Clean Sheet Probability Models for Liverpool Matches

The pursuit of predicting defensive outcomes in football has evolved from gut instinct into a discipline governed by statistical modelling, and no metric encapsulates defensive solidity more succinctly than the clean sheet. For Liverpool FC, a club whose identity under its current manager has been built upon high defensive lines, aggressive counter-pressing, and rapid transitions, clean sheet probability is not merely a matter of chance—it is a function of systemic behaviour. Understanding the models that calculate these probabilities requires a dissection of the variables that influence whether Alisson Becker or his deputies will emerge from ninety minutes without having conceded. This analysis will examine the key inputs, the limitations of such models, and how they apply specifically to Liverpool’s tactical framework.

Core Variables in Clean Sheet Modelling

Clean sheet probability models, at their most fundamental level, operate by assigning weight to a series of independent and interdependent variables. The most common inputs include the expected goals conceded (xGA) of the team, the attacking strength of the opponent measured by expected goals (xG) generated per match, and the defensive record of the team in question over a rolling sample of matches. For Liverpool, the xGA figure is particularly revealing because it filters out the noise of individual errors or exceptional goalkeeping. A model that relies solely on actual goals conceded will be skewed by a single howler from a goalkeeper or a deflected strike that beats the keeper from distance. Instead, xGA provides a truer measure of the quality of chances the team allows.

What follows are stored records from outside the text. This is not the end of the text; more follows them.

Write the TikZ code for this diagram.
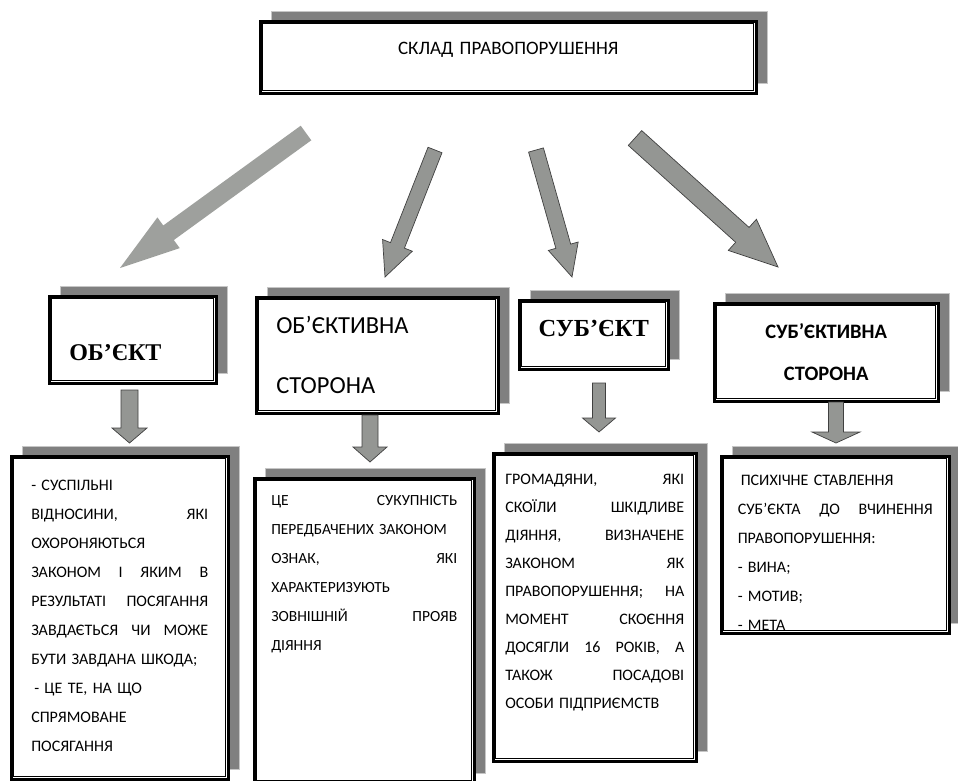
\documentclass[tikz,border=0pt]{standalone}
\usepackage{fontspec}
\setmainfont{Carlito}
\newfontfamily\tnr{Liberation Serif}
\usetikzlibrary{calc, shadows}
\definecolor{shadowgray}{RGB}{128, 128, 128}
\definecolor{arrowgray}{RGB}{148, 150, 147}
\definecolor{arrowlight}{RGB}{158, 160, 157}

% block arrow: [style]{tail}{tip}{half shaft}{half head}{head length}
\newcommand{\blockarrow}[6][]{%
  \coordinate (hb) at ($(#3)!#6!(#2)$);
  \draw[#1] ($(#2)!#4!90:(#3)$) -- ($(hb)!#4!90:(#3)$) -- ($(hb)!#5!90:(#3)$) -- (#3)
    -- ($(hb)!#5!-90:(#3)$) -- ($(hb)!#4!-90:(#3)$) -- ($(#2)!#4!-90:(#3)$) -- cycle;
}

\begin{document}
\begin{tikzpicture}[x=1pt, y=-1pt, every node/.style={font=\fontsize{16}{29}\selectfont}]
  % Styles
  \tikzstyle{boxed} = [draw, line width=2.5pt, fill=white, anchor=north west, inner ysep=0pt,
    drop shadow={shadow xshift=11pt, shadow yshift=10pt, fill=shadowgray, draw=gray!45, line width=1pt, opacity=1}]
  \tikzstyle{fatarrow} = [fill=arrowgray, draw=black!75, line width=0.7pt, line join=miter]

  \useasboundingbox (0,0) rectangle (958,780);

  % Title
  \node (title) [boxed, text width=496pt, inner xsep=0pt, align=center, text height=33pt, text depth=39pt,
    font=\fontsize{19}{21}\selectfont] at (259,20) {СКЛАД ПРАВОПОРУШЕННЯ};

  % Elements
  \node (object) [boxed, text width=127pt, inner xsep=20pt, align=left, text height=64pt, text depth=23pt,
    font=\tnr\bfseries\fontsize{24}{26}\selectfont] at (48,295) {ОБ’ЄКТ};
  \node (objside) [boxed, text width=202pt, inner xsep=20pt, align=left, text height=36pt, text depth=80pt,
    font=\fontsize{24.5}{60}\selectfont] at (255,296) {ОБ’ЄКТИВНА\\ СТОРОНА};
  \node (subject) [boxed, text width=149pt, inner xsep=0pt, align=center, text height=36pt, text depth=33pt,
    font=\tnr\bfseries\fontsize{24.5}{26}\selectfont] at (518,299) {СУБ’ЄКТ};
  \node (subjside) [boxed, text width=224pt, inner xsep=0pt, align=center, text height=35pt, text depth=63pt,
    font=\bfseries\fontsize{20.5}{42}\selectfont] at (713,302) {СУБ’ЄКТИВНА\\ СТОРОНА};

  % Descriptions
  \node (objtext) [boxed, text width=177pt, inner xsep=20pt, align=left, text height=34pt, text depth=289pt] at (10,455)
    {- СУСПІЛЬНІ\\ ВІДНОСИНИ,\hfill ЯКІ\\ ОХОРОНЯЮТЬСЯ\\ ЗАКОНОМ\hfill І\hfill ЯКИМ\hfill В\\
     РЕЗУЛЬТАТІ\hfill ПОСЯГАННЯ\\ ЗАВДАЄТЬСЯ\hfill ЧИ\hfill МОЖЕ\\ БУТИ ЗАВДАНА ШКОДА;\\
     \hspace*{3pt}- ЦЕ ТЕ, НА ЩО\\ СПРЯМОВАНЕ\\ ПОСЯГАННЯ};
  \node (sidetext) [boxed, text width=186pt, inner xsep=17pt, align=left, text height=27pt, text depth=278pt,
    font=\fontsize{15.5}{29}\selectfont] at (253,477)
    {ЦЕ\hfill СУКУПНІСТЬ\\ ПЕРЕДБАЧЕНИХ ЗАКОНОМ\\ ОЗНАК,\hfill ЯКІ\\ ХАРАКТЕРИЗУЮТЬ\\
     ЗОВНІШНІЙ\hfill ПРОЯВ\\ ДІЯННЯ};
  \node (subjtext) [boxed, text width=179pt, inner xsep=12pt, align=left, text height=31pt, text depth=277pt,
    font=\fontsize{16}{28}\selectfont] at (492,452)
    {ГРОМАДЯНИ,\hfill ЯКІ\\ СКОЇЛИ\hfill ШКІДЛИВЕ\\ ДІЯННЯ,\hfill ВИЗНАЧЕНЕ\\ ЗАКОНОМ\hfill ЯК\\
     ПРАВОПОРУШЕННЯ;\hfill НА\\ МОМЕНТ\hfill СКОЄННЯ\\ ДОСЯГЛИ\hfill 16\hfill РОКІВ,\hfill А\\
     ТАКОЖ\hfill ПОСАДОВІ\\ ОСОБИ ПІДПРИЄМСТВ};
  \node (mindtext) [boxed, text width=195pt, inner xsep=16.5pt, align=left, text height=29pt, text depth=148pt] at (720,455)
    {\hspace*{3pt}ПСИХІЧНЕ СТАВЛЕННЯ\\ СУБ’ЄКТА\hfill ДО\hfill ВЧИНЕННЯ\\ ПРАВОПОРУШЕННЯ:\\
     - ВИНА;\\ - МОТИВ;\\ - МЕТА};

  % thin inner frames
  \foreach \n in {title,object,objside,subject,subjside,objtext,sidetext,subjtext,mindtext}
    \draw[line width=0.8pt] ($(\n.north west)+(3.8,3.8)$) rectangle ($(\n.south east)+(-3.8,-3.8)$);

  % Arrows from the title
  \coordinate (a1s) at (306,133); \coordinate (a1e) at (120,268);
  \coordinate (a2s) at (435,150); \coordinate (a2e) at (385,277);
  \coordinate (a3s) at (536,150); \coordinate (a3e) at (572,277);
  \coordinate (a4s) at (635,138); \coordinate (a4e) at (778,267);
  \blockarrow[fatarrow, draw=none, fill=arrowlight]{a1s}{a1e}{9pt}{19pt}{60pt}
  \blockarrow[fatarrow]{a2s}{a2e}{7.5pt}{16pt}{34pt}
  \blockarrow[fatarrow]{a3s}{a3e}{7.7pt}{15.5pt}{32pt}
  \blockarrow[fatarrow]{a4s}{a4e}{10pt}{21pt}{48pt}

  % Arrows to the descriptions
  \coordinate (d1s) at (129.5,390); \coordinate (d1e) at (129.5,443);
  \coordinate (d2s) at (370,415); \coordinate (d2e) at (370,462);
  \coordinate (d3s) at (599,383); \coordinate (d3e) at (599,432);
  \coordinate (d4s) at (836,402); \coordinate (d4e) at (836,443);
  \blockarrow[fatarrow]{d1s}{d1e}{8.5pt}{17.5pt}{15pt}
  \blockarrow[fatarrow]{d2s}{d2e}{8pt}{17pt}{15pt}
  \blockarrow[fatarrow]{d3s}{d3e}{6.5pt}{16.5pt}{14pt}
  \blockarrow[fatarrow]{d4s}{d4e}{7.5pt}{24pt}{11pt}
\end{tikzpicture}
\end{document}
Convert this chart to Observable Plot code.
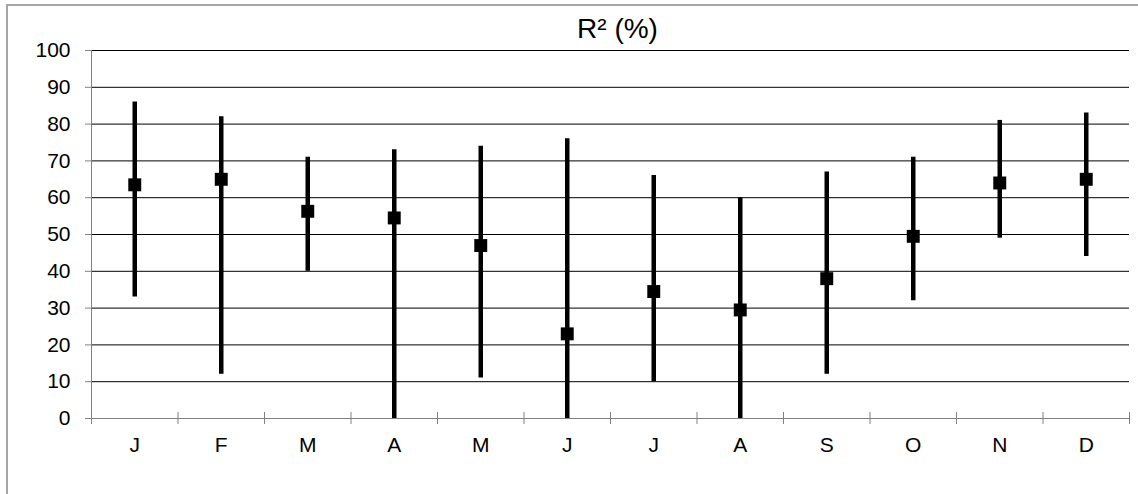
<!DOCTYPE html>
<html>
<head>
<meta charset="utf-8">
<script src="https://cdn.jsdelivr.net/npm/d3@7"></script>
<script src="https://cdn.jsdelivr.net/npm/@observablehq/plot@0.6"></script>
<style>
  html, body { margin: 0; padding: 0; background: #fff; }
  #wrap { position: relative; width: 1138px; height: 494px; overflow: hidden; }
  #frame { position: absolute; left: 6px; top: 4px; right: -10px; bottom: -10px;
           border-top: 2px solid #a6a6a6; border-left: 2px solid #a6a6a6; pointer-events: none; }
</style>
</head>
<body>
<div id="wrap"><div id="frame"></div></div>
<script>
const months = ["J", "F", "M", "A", "M", "J", "J", "A", "S", "O", "N", "D"];
const r2Mean = [63.5, 65, 56.3, 54.5, 47, 23, 34.5, 29.5, 38, 49.5, 64, 65];
const r2Low  = [33, 12, 40, 0, 11, 0, 10, 0, 12, 32, 49, 44];
const r2High = [86, 82, 71, 73, 74, 76, 66, 60, 67, 71, 81, 83];
const yTicks = [0, 10, 20, 30, 40, 50, 60, 70, 80, 90, 100];
const title = "R\u00B2 (%)";

const data = months.map((m, i) => ({ pos: i + 0.5, month: m, mean: r2Mean[i], low: r2Low[i], high: r2High[i] }));
const boundaries = months.map((m, i) => i).concat([months.length]);
const centers = data.map(d => d.pos);

const chart = Plot.plot({
  width: 1138,
  height: 494,
  marginLeft: 91,
  marginRight: 9,
  marginTop: 50,
  marginBottom: 76,
  style: { background: "transparent", fontFamily: "'Liberation Sans', Arial, sans-serif", color: "#000" },
  x: { domain: [0, months.length], label: null },
  y: { domain: [0, 100], label: null },
  marks: [
    Plot.ruleY(yTicks.filter(t => t > 0), { stroke: "#000", strokeWidth: 1 }),
    Plot.ruleY([0], { stroke: "#808080", strokeWidth: 1 }),
    Plot.ruleX([0], { stroke: "#808080", strokeWidth: 1 }),
    Plot.axisY({ ticks: yTicks, tickSize: 6, tickPadding: 15, fontSize: 21, stroke: "#808080", fill: "#000", label: null, tickFormat: d => String(d) }),
    Plot.axisX({ ticks: boundaries, tickSize: 12, dy: -6, stroke: "#808080", label: null, tickFormat: () => "" }),
    Plot.axisX({ ticks: centers, tickSize: 0, tickPadding: 19, fontSize: 21, fill: "#000", label: null, tickFormat: d => months[Math.floor(d)] }),
    Plot.ruleX(data, { x: "pos", y1: "low", y2: "high", stroke: "#000", strokeWidth: 4.5 }),
    Plot.dot(data, { x: "pos", y: "mean", symbol: "square", r: 7.3, fill: "#000", stroke: "none" }),
    Plot.text([title], { frameAnchor: "top", lineAnchor: "bottom", dy: -13, dx: 7, fontSize: 28, fill: "#000" })
  ]
});
chart.style.position = "absolute";
chart.style.left = "0";
chart.style.top = "0";
document.getElementById("wrap").appendChild(chart);
</script>
</body>
</html>
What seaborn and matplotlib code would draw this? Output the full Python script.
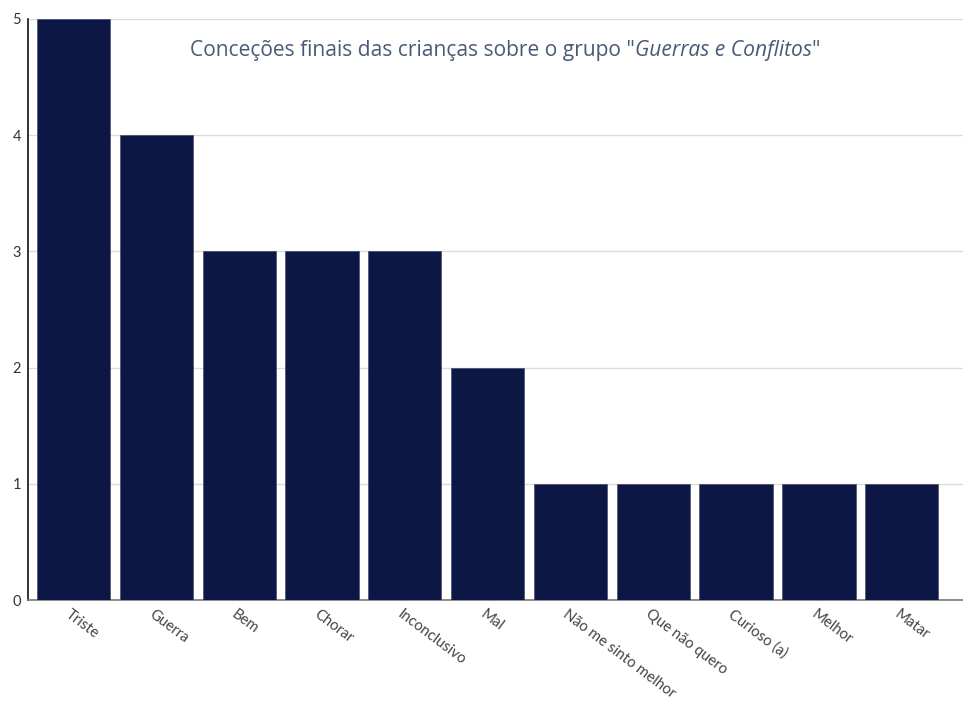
import matplotlib
matplotlib.use("Agg")
import matplotlib.pyplot as plt
import matplotlib.transforms as mtransforms
import seaborn as sns
import pandas as pd

# Data: final conceptions of the children about the "Guerras e Conflitos" group
categories = ["Triste", "Guerra", "Bem", "Chorar", "Inconclusivo", "Mal",
              "Não me sinto melhor", "Que não quero", "Curioso (a)", "Melhor", "Matar"]
counts = [5, 4, 3, 3, 3, 2, 1, 1, 1, 1, 1]
y_ticks = [0, 1, 2, 3, 4, 5]

df = pd.DataFrame({"categoria": categories, "contagem": counts})

sns.set_theme(style="white")
plt.rcParams["font.family"] = ["Lato", "DejaVu Sans"]

fig = plt.figure(figsize=(9.63, 7.01), dpi=100)
ax = fig.add_axes([28 / 963, 101 / 701, 1 - 28 / 963, (600 - 19) / 701])

sns.barplot(data=df, x="categoria", y="contagem", color="#0d1745",
            saturation=1, width=0.885, ax=ax, zorder=3)
for p in ax.patches:
    p.set_edgecolor("#3a4060")
    p.set_linewidth(0.4)

ax.set_xlim(-0.55, 10.74)
ax.set_ylim(0, 5)
ax.set_yticks(y_ticks)
ax.yaxis.grid(True, color="#dcdcdc", linewidth=1, zorder=0)
ax.set_axisbelow(True)

ax.set_xlabel("")
ax.set_ylabel("")

for s in ["top", "right"]:
    ax.spines[s].set_visible(False)
ax.spines["left"].set_color("#111111")
ax.spines["left"].set_linewidth(1.2)
ax.spines["bottom"].set_color("#777777")
ax.spines["bottom"].set_linewidth(1.2)

ax.tick_params(axis="y", length=0, pad=5, labelsize=10.5, labelcolor="#333333")
ax.tick_params(axis="x", length=0, pad=9, labelsize=10.7, labelcolor="#444444")
shift = mtransforms.ScaledTranslation(-6 / 100, 0, fig.dpi_scale_trans)
for lab in ax.get_xticklabels():
    lab.set_rotation(-37)
    lab.set_rotation_mode("anchor")
    lab.set_ha("left")
    lab.set_va("center")
    lab.set_transform(lab.get_transform() + shift)

# Title with italic group name, built from chained text pieces
title_color = "#4a5a76"
tfont = ["Open Sans", "DejaVu Sans"]
tsize = 15.1
t1 = fig.text(190 / 963, 1 - 56 / 701, 'Conceções finais das crianças sobre o grupo "',
              fontsize=tsize, color=title_color, family=tfont, ha="left", va="baseline")
t2 = ax.annotate("Guerras e Conflitos", xy=(1, 0), xycoords=t1,
                 fontsize=tsize, color=title_color, family=tfont, style="italic",
                 ha="left", va="bottom", annotation_clip=False)
t3 = ax.annotate('"', xy=(1, 0), xycoords=t2,
                 fontsize=tsize, color=title_color, family=tfont,
                 ha="left", va="bottom", annotation_clip=False)

fig.savefig("out.png", dpi=100, facecolor="white")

Another critical variable is the venue. Anfield, with its unique atmosphere and the psychological pressure it exerts on visiting teams, historically depresses the attacking output of opponents. Models that fail to account for the “Anfield factor” will systematically overestimate the probability of Liverpool conceding at home. The quality of the opposition’s attack, adjusted for the strength of their recent schedule, must also be weighted. A team that has accumulated high xG numbers against weak defences may see their attacking metrics regress when facing Liverpool’s back line.

The Role of Tactical System and Personnel

Liverpool’s tactical system introduces specific variables that are not present in generic models designed for the entire Premier League. The high defensive line, a hallmark of the manager’s philosophy, compresses the space between the defensive and midfield units but also creates vulnerability to balls played in behind. Models must incorporate the speed of the opposition’s forwards and the frequency with which they attempt through balls. The presence of a defensive midfielder who screens the back four is another crucial factor. When Liverpool’s first-choice defensive midfielder is unavailable, the team’s xGA tends to rise, and the clean sheet probability correspondingly drops.

Personnel availability is perhaps the most volatile input. The absence of a key centre-back or the first-choice goalkeeper can shift the probability by a measurable percentage. Injury reports, which are often speculative until officially confirmed, create a significant source of uncertainty in pre-match modelling. A model that assumes a fully fit squad will produce a different probability than one that accounts for the specific defensive absences. For deeper analysis of how injuries affect match outcomes, our piece on injury impact on match outcomes provides further context on the statistical relationship between player availability and defensive performance.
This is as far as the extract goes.